Sales

Deals Lost Value

Definition

Total dollar value of opportunities closed-lost during the period — the opportunity-cost view on the pipeline motion. Useful for sizing the "what we missed" gap and prioritizing post-mortem efforts on the highest-value losses. Common pitfall: post-mortems on small lost deals waste time relative to insight; tier the post-mortem cadence by value (e.g. every loss above the 80th-percentile deal size gets a written debrief). Boards expect the largest 2–3 losses to be explained explicitly in commentary.

Why it matters

Quantifies the realized opportunity cost — useful for justifying packaging changes, ICP refinement, or product investment that would have closed specific tier-1 losses. Drives loss-reason prioritization.

How it's calculated

Closed-Lost Value = Σ (deal_value) across opportunities that transitioned to closed-lost in the period. Use the same value convention (TCV vs ACV) as Closed-Won Value for consistency.

How to interpret it

Loss-Value / Won-Value (= loss share of total close events) — at steady state usually 30–60% depending on motion type (inbound-heavy motions have higher win rates and lower loss values; outbound motions have lower win rates and higher loss values). Spiking loss-value with stable won-value usually indicates competitive friction or pricing pressure on enterprise deals specifically.

Source

Editorial definition As of 2026-04-01

imboard Editorial

Stage relevance

Series A Recommended Series B Recommended Series C Recommended Public Recommended

Typically owned by

Sales

Related KPIs

Deals Lost

Count of opportunities that transitioned to closed-lost during the period — the volume side of pipeline disqualification.

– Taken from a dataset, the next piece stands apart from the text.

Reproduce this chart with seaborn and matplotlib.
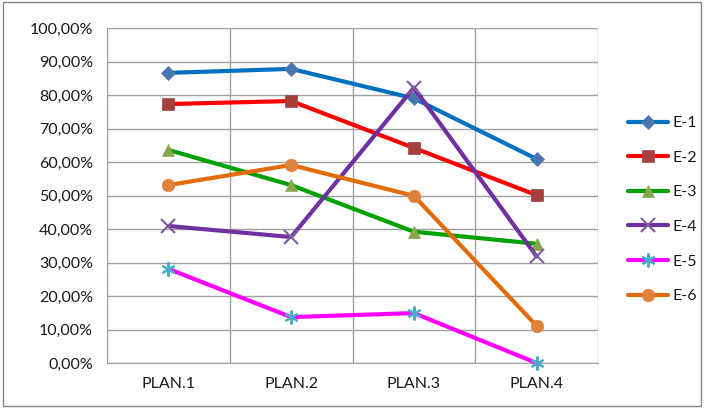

The other half of the win rate denominator; without tracking it explicitly you cannot compute or benchmark win rate. Common pitfall: stale "open" deals that should be marked lost are left open, inflating pipeline value while suppressing the lost count — a hygiene problem that compounds because next-period coverage looks fine while win rates silently degrade. Every CRM hygiene policy should specify a max-age before deals auto-flag for lost-or-update review.

Deals Won Value

Total dollar value of all opportunities closed-won during the period — the period's realized bookings from the pipeline motion. Reconciles to (sales.new_business + sales.expansion) when split by deal type. Common pitfall: reporting TCV (total contract value) here when the rest of the dashboard uses ACV — pick one and apply it consistently across closed_won_value, weighted_forecast, and pipeline_value, or the dashboard math stops reconciling.

Win Rate

Percentage of closed opportunities that resulted in closed-won (vs closed-lost) during the period. The single best read on bottom-of-funnel execution and the most direct input to pipeline-coverage math (required coverage = 1 / win rate). Common pitfall: computing win rate without disqualifying "no decision" outcomes inflates losses and depresses the rate artificially; the SaaS norm is to either bucket no-decisions separately or track a two-rate view (raw win rate vs ICP-fit win rate excluding no-decisions). Stage-segment cuts (SMB vs Enterprise) usually differ 2×–4× and should be reported separately when volume permits.

Average Deal Size

Mean dollar value across active pipeline opportunities (Pipeline Value / Pipeline Deal Count). Distinct from sales.avg_contract_value (ACV) which measures closed-won deals — average_deal_size is forward-looking pipeline-shape, ACV is realized output. Common pitfall: a few oversized deals materially skew the average — always inspect median_deal_size alongside; a large gap between average and median signals a few mega-deals that drive most of the projected number, which concentrates pipeline risk.

Competitive Alerts

Narrative read on competitive dynamics affecting the sales motion — material wins / losses to specific competitors, observed pricing or packaging moves in the market, new entrants, M&A in the competitive set. Boards use this surface to bring outside intelligence (their other portfolio companies, advisors) to bear on the competitive picture. Common pitfall: listing competitor names without quantifying how often they show up in deal cycles — a "Competitor X is being aggressive" entry without "we saw them in 8 of 20 active deals last quarter, up from 3 of 18" is too vague to act on.